start

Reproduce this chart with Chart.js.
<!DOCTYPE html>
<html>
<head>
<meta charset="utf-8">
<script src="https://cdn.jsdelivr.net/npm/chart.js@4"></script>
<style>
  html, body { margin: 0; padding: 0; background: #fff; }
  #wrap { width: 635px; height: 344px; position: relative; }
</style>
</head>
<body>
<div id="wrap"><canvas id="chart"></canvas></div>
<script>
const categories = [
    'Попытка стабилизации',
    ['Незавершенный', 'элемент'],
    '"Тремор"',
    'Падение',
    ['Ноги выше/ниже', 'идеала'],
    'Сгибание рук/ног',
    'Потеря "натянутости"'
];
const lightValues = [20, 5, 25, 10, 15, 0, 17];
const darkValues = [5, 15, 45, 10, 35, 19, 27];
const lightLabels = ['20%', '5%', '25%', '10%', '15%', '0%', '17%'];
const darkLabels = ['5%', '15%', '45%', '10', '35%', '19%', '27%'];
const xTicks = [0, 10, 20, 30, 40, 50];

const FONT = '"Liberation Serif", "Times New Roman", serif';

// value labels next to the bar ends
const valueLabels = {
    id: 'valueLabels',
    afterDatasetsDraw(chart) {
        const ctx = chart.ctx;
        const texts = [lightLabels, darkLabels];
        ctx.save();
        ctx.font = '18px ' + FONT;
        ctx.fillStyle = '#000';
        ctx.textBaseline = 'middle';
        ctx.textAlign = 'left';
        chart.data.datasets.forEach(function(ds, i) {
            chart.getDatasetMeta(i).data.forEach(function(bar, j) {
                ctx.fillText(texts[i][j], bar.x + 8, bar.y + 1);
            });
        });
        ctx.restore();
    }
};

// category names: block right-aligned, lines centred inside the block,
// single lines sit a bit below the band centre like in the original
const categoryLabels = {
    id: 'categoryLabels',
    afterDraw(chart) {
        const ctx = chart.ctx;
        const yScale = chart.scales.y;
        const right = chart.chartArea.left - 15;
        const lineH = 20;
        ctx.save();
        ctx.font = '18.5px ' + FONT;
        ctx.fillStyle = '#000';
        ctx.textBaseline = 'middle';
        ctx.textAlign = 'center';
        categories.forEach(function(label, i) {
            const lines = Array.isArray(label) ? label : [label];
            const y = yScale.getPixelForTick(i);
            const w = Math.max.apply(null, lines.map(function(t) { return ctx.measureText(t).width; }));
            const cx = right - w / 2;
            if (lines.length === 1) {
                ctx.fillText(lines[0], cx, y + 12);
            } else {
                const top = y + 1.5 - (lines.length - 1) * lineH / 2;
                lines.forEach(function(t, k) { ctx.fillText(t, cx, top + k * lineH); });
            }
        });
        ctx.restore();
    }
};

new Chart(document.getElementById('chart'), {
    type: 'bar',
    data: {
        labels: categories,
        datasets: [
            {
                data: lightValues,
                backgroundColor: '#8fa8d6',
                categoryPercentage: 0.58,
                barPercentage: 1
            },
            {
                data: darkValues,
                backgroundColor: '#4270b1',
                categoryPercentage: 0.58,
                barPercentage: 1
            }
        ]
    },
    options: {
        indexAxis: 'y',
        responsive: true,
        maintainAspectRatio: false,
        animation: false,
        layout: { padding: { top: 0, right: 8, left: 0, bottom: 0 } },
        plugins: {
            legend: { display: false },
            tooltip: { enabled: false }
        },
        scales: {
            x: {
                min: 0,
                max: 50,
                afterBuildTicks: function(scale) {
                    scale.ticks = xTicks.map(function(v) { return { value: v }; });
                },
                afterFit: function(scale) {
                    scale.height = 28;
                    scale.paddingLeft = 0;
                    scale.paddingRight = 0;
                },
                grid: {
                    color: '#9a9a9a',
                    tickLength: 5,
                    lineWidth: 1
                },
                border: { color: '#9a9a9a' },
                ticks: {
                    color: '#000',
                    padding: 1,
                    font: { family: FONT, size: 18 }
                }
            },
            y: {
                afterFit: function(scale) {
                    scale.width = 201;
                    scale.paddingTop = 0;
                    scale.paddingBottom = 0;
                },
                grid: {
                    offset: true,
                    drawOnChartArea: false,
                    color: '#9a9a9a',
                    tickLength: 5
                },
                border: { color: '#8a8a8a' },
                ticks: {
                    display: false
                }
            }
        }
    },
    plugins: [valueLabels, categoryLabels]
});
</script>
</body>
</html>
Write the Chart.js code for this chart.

end
start

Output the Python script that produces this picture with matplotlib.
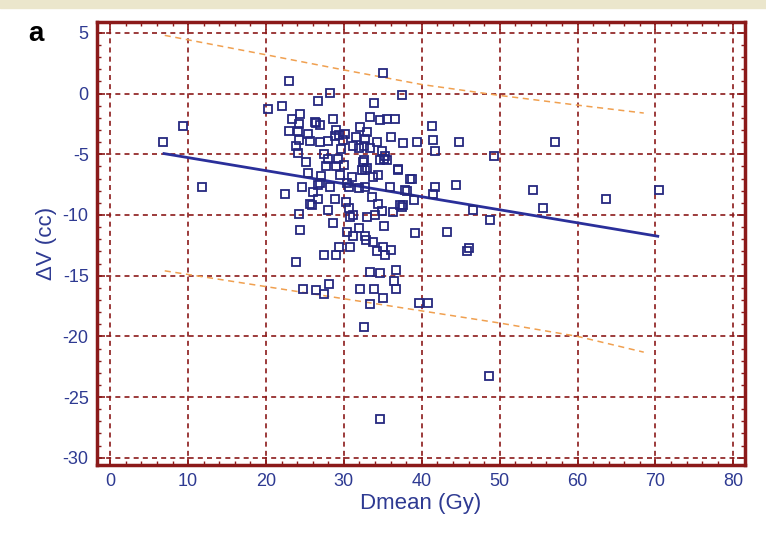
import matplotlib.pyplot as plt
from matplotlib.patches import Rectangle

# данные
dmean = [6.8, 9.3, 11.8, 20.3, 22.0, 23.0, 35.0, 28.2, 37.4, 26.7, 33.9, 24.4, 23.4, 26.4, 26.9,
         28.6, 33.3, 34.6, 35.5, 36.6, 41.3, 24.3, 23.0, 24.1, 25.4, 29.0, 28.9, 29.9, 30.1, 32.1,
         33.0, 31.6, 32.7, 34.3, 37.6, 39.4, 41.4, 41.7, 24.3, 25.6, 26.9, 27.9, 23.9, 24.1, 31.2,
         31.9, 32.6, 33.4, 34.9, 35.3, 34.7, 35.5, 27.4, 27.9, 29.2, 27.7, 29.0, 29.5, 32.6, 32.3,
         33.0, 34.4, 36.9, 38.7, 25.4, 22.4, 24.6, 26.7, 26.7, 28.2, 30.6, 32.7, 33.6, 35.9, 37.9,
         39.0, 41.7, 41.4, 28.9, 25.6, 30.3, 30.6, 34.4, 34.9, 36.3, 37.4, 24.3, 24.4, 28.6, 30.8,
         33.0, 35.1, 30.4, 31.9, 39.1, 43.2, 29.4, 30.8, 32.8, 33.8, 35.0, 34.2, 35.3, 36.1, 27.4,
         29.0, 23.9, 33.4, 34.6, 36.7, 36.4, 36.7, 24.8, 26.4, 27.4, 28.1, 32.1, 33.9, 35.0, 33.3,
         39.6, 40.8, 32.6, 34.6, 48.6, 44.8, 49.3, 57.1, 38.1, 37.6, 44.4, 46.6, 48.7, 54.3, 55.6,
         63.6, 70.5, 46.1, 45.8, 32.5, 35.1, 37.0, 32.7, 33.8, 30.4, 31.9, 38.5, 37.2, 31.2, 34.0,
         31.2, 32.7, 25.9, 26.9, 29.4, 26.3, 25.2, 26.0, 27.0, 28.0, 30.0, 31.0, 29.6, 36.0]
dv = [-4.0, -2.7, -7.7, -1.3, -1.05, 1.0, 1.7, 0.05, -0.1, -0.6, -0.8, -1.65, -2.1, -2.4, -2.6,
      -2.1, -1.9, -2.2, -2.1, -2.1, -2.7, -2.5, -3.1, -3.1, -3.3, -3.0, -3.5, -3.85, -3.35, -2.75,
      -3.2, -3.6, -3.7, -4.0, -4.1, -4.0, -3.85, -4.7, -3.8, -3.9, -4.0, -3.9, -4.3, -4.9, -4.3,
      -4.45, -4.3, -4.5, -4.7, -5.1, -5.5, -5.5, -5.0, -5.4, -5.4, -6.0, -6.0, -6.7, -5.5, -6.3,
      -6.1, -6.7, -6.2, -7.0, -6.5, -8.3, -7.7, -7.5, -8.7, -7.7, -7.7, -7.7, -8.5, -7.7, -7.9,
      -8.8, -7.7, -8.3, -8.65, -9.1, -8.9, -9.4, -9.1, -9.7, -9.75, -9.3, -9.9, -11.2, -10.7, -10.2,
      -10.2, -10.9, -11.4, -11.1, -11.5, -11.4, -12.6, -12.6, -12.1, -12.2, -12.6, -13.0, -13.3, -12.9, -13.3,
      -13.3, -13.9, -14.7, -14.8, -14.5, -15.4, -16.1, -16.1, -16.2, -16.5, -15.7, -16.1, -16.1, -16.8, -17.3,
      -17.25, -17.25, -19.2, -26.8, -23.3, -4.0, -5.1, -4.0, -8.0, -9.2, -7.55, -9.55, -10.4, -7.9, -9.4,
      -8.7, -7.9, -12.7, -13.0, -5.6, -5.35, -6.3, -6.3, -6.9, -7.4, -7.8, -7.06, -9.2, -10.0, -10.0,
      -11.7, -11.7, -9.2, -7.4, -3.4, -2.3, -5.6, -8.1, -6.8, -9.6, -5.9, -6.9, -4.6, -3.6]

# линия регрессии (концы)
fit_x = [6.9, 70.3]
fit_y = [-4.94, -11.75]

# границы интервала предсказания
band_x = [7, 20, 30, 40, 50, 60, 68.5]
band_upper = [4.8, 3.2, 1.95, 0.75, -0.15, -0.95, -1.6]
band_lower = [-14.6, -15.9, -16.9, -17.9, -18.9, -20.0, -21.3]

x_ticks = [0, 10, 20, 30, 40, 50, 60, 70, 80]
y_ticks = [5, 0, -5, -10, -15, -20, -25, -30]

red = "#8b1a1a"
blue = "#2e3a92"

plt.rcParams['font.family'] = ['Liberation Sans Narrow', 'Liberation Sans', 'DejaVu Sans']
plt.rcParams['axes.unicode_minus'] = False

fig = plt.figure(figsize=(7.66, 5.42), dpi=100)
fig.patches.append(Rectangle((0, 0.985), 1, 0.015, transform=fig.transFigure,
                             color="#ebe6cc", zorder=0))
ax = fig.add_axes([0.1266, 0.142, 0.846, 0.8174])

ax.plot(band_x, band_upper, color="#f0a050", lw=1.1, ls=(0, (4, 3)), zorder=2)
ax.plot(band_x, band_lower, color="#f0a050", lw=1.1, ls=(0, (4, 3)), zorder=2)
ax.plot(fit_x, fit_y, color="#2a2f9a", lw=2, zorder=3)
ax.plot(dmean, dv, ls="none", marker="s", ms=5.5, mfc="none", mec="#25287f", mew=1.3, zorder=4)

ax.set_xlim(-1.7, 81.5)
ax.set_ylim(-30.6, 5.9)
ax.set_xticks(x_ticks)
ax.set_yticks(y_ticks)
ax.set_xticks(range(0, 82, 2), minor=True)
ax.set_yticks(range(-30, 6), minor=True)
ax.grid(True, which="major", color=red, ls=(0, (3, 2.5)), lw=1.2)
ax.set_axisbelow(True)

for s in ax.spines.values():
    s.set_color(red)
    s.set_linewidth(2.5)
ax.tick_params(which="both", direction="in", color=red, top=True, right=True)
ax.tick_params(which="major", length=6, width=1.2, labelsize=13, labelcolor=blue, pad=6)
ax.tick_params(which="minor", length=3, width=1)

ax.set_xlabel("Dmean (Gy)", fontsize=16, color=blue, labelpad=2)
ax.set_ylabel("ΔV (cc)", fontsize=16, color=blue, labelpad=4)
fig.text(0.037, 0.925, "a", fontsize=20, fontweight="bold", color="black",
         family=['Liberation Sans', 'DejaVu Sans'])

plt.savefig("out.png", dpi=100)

end

## The request
Copy the listing above exactly, but only from the line with "Output the Python" through the line with "from matplotlib.patches import Rectangle", including those two lines and excluding any picture.

## Answer to the task
Output the Python script that produces this picture with matplotlib.
import matplotlib.pyplot as plt
from matplotlib.patches import Rectangle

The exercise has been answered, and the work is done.